Matt McCarten largely canvasses the issues in his column today. I visited the Philippines for a week in 2001 and met with elements of the urban poor organisations who have been struggling to deal with the brutality and authoritarianism of the Philippines regime.
The Philippines is a seriously dysfunctional country. Arroyo's government has chosen to wage war on poor Islamic areas of her country. She invited U.S. forces back only years after they had finally been kicked out for the first time since 1898.
When I went through six years ago, the democratic forces were at a tipping point. The removal of the previous President by people power rallies and protests, including the backing of the Catholic Church, had been followed by hope that Arroyo would be better: would actually take steps to make life better for the poorest in the country and begin to forge a more independent regime - independent, that is, of the Philippines Army and of the US.

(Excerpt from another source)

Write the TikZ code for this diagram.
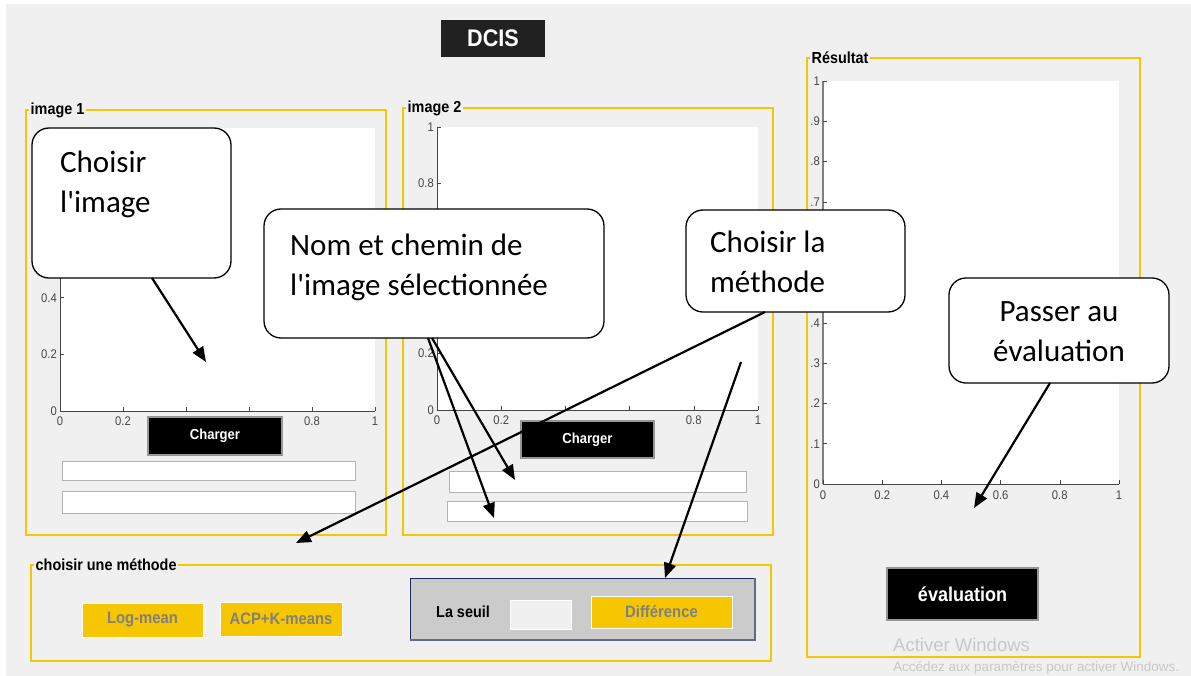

It is clear that this has not happened. The forces of democracy are under worse siege than they were then. Arroyo has not become a model democratic leader. She allows the abuses of human rights to continue on her watch. She runs a neoliberal economic policy that does nothing to spread wealth and power away from the intensely conservative, militarised oligarchy that has ruled the Philippines since colonial times. She proclaims that she is in the service of God and attacks those who oppose her as un-Christian.
To have her as an invited guest in this country was embarrassing. To see Helen Clark shaking her hand made me blush. This woman should be persona non grata in New Zealand. I hope she doesn't come again.